- Born: 1946 Chicago, Illinois
- Died: April 6, 1995 (aged 48–49)
- Education: University of Hawaii
- Occupation: futurologist

= Tom Mandel (futurist) =

Tom Mandel (1946 - April 6, 1995) was an American futurologist. He was born in Chicago, Illinois. He dropped out of college twice and served in the United States Marine Corps in the Vietnam War for nine months in 1969. In 1972, he was the first graduate of the "Futures program" at the University of Hawaii. He then did some graduate work in cybernetics at San Jose State University and was hired as a futurologist by SRI International (formerly the Stanford Research Institute) in Menlo Park, California, in 1975.

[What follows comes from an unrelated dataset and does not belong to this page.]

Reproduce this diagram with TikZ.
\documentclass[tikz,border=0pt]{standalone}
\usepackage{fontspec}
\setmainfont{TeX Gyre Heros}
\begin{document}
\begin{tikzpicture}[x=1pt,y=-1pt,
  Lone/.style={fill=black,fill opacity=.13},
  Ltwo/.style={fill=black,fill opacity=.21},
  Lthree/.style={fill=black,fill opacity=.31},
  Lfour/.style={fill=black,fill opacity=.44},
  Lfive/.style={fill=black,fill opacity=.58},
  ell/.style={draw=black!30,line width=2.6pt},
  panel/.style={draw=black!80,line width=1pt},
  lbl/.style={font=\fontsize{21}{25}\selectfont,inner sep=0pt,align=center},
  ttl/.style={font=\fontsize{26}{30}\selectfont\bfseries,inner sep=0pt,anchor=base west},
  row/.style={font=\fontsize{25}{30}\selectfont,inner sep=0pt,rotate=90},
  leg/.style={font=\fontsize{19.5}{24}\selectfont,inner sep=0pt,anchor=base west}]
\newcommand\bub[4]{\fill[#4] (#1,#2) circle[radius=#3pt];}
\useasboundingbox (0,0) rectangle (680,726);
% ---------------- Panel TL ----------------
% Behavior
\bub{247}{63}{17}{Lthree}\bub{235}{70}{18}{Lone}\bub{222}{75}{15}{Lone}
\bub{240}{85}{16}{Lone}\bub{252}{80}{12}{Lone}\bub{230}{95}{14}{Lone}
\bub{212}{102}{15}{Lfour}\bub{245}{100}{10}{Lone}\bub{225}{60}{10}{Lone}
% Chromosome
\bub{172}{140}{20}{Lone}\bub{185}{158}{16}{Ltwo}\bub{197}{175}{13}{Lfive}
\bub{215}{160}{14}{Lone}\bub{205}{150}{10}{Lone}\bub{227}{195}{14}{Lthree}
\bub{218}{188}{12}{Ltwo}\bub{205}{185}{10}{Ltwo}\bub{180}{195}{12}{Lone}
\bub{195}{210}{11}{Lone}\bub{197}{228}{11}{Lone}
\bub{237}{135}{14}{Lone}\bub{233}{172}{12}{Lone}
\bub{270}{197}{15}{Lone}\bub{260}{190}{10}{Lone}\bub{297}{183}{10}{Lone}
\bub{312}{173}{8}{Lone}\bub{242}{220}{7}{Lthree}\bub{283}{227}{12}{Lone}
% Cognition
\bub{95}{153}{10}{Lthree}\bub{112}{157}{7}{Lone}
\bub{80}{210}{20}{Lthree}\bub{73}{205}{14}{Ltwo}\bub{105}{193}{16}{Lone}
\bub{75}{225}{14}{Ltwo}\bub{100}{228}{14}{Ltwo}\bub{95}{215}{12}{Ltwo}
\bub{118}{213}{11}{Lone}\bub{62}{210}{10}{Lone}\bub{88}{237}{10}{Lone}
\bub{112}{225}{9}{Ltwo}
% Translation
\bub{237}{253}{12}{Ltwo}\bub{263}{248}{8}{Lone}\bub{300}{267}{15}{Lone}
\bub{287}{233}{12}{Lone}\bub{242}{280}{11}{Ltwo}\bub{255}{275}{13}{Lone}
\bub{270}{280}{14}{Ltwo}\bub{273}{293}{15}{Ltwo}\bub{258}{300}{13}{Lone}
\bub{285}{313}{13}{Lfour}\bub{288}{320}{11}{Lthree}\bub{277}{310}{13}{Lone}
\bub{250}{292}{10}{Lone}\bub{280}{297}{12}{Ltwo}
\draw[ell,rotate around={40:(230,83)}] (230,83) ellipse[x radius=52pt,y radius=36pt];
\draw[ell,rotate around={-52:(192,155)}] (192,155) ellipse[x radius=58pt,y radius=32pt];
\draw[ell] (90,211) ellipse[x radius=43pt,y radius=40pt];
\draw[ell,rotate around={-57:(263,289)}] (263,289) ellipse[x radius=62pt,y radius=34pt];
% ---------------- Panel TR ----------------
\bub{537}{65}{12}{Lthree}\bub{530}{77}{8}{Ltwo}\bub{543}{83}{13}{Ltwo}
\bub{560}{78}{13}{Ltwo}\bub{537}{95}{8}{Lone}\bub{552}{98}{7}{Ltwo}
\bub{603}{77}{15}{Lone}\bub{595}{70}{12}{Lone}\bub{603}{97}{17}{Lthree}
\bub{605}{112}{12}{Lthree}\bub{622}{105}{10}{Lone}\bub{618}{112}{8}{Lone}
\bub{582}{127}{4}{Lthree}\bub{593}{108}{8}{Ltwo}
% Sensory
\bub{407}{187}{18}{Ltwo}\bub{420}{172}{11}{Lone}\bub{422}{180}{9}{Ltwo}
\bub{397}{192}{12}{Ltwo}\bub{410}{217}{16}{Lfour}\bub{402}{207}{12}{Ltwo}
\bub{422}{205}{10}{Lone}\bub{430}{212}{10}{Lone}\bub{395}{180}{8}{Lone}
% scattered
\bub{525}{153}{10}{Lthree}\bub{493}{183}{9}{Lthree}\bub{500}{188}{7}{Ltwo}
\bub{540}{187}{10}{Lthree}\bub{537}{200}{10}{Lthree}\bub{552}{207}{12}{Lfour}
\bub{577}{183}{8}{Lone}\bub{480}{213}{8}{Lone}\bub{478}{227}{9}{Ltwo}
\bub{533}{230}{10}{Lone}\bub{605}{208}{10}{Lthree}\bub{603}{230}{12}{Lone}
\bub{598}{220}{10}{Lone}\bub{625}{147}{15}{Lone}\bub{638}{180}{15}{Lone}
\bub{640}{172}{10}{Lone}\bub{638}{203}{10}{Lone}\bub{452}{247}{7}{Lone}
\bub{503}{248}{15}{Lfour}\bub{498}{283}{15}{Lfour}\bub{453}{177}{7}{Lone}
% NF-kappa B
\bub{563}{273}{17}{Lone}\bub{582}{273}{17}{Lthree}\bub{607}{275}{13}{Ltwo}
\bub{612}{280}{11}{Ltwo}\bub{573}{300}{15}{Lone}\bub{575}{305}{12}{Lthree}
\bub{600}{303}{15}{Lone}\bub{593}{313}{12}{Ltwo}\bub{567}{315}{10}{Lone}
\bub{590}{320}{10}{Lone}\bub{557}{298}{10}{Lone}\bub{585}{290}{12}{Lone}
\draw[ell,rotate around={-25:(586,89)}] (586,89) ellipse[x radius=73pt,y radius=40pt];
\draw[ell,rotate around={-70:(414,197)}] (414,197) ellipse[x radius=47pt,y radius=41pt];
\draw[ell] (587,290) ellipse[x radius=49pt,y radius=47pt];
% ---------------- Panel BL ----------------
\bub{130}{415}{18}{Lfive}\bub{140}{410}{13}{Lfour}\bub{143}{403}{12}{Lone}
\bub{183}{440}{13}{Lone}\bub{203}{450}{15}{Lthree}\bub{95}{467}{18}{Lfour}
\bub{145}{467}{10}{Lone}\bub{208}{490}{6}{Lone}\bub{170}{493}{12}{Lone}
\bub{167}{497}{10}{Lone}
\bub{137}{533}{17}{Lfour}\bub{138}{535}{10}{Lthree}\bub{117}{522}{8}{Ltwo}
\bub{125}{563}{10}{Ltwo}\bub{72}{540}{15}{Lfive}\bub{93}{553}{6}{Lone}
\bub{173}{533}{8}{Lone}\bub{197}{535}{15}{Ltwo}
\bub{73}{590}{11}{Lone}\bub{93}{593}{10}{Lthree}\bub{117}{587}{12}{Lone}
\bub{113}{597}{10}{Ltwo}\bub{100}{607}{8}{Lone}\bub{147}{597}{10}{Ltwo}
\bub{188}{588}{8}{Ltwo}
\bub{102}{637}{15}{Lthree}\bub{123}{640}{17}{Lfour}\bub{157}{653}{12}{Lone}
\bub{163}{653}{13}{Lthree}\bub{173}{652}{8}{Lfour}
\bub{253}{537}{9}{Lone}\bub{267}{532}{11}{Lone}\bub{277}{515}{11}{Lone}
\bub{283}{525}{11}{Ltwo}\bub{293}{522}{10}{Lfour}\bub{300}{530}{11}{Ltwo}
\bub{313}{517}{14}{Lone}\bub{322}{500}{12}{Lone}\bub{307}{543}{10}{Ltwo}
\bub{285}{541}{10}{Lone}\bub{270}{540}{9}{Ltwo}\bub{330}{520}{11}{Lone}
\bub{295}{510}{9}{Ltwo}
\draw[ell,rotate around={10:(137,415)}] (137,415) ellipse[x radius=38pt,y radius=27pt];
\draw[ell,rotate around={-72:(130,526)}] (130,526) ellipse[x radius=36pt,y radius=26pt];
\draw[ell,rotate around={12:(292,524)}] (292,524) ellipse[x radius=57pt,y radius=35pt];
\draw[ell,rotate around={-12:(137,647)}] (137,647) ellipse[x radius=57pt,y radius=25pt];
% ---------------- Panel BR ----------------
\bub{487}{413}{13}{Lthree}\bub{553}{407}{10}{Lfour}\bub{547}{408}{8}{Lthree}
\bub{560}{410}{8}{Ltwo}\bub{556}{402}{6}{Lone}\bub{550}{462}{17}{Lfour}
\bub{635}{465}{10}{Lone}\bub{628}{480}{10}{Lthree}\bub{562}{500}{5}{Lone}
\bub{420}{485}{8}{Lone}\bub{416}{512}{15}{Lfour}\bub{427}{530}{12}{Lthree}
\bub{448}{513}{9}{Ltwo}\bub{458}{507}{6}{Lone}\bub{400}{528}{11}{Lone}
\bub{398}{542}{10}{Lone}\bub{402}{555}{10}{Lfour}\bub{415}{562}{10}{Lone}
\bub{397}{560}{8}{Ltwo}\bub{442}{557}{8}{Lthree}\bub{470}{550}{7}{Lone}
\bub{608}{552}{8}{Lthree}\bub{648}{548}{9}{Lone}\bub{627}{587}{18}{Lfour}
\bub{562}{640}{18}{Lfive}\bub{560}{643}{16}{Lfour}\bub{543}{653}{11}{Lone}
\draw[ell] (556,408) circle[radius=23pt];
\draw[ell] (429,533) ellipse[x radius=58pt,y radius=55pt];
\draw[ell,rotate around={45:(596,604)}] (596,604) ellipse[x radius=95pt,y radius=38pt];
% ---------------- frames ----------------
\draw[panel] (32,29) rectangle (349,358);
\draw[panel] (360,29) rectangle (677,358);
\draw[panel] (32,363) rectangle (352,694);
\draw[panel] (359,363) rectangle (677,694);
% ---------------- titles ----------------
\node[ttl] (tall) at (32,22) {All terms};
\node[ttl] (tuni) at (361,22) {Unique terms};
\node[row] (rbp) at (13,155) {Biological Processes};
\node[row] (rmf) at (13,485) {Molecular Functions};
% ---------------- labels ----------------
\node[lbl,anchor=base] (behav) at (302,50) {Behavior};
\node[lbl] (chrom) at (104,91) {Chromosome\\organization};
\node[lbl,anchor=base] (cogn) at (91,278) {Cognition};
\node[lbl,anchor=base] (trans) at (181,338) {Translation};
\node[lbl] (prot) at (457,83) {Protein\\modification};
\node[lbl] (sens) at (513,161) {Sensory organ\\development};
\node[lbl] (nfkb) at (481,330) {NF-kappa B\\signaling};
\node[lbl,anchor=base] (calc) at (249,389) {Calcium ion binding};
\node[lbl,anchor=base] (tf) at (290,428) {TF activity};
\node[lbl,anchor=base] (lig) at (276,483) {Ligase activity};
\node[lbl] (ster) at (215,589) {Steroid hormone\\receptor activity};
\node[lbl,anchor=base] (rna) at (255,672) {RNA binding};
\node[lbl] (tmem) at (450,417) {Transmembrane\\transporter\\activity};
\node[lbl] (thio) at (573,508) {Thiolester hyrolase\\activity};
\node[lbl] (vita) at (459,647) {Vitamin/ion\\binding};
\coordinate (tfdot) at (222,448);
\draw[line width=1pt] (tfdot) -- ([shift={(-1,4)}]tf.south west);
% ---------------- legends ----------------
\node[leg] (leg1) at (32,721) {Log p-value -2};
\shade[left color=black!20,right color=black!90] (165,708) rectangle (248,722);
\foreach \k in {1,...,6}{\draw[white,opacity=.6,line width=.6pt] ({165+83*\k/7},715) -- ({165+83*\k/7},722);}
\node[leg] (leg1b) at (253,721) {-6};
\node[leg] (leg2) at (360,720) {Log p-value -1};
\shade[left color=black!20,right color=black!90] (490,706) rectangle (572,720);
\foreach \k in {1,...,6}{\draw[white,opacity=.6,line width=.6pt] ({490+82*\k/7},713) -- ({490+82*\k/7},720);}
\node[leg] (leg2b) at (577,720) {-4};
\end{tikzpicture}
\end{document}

Mandel's consulting practice focused on social trend analysis and forecasting for a wide range of consumer products and technology companies, and he published several scenarios reports in collaboration with the Values and Lifestyles (VALS) program at SRI and as a senior consultant in SRI's Business Intelligence Center.

In addition to his work at SRI, Mandel was an editor of Time Online and "one of the most prolific citizens of the on-line community known as the Well," where he was considered "a central figure." His experiences in that community became the basis of a magazine article and a book by Katie Hafner.

Mandel was "one of the first (if not the first) to share on-line, with a wide audience, his own experience of dying." On March 25, 1995, he posted on The Well that he was dying of lung cancer. He died eleven days later on April 6, 1995, at Stanford University Hospital, listening to Beethoven's Ninth Symphony with his wife Nana. He was 49.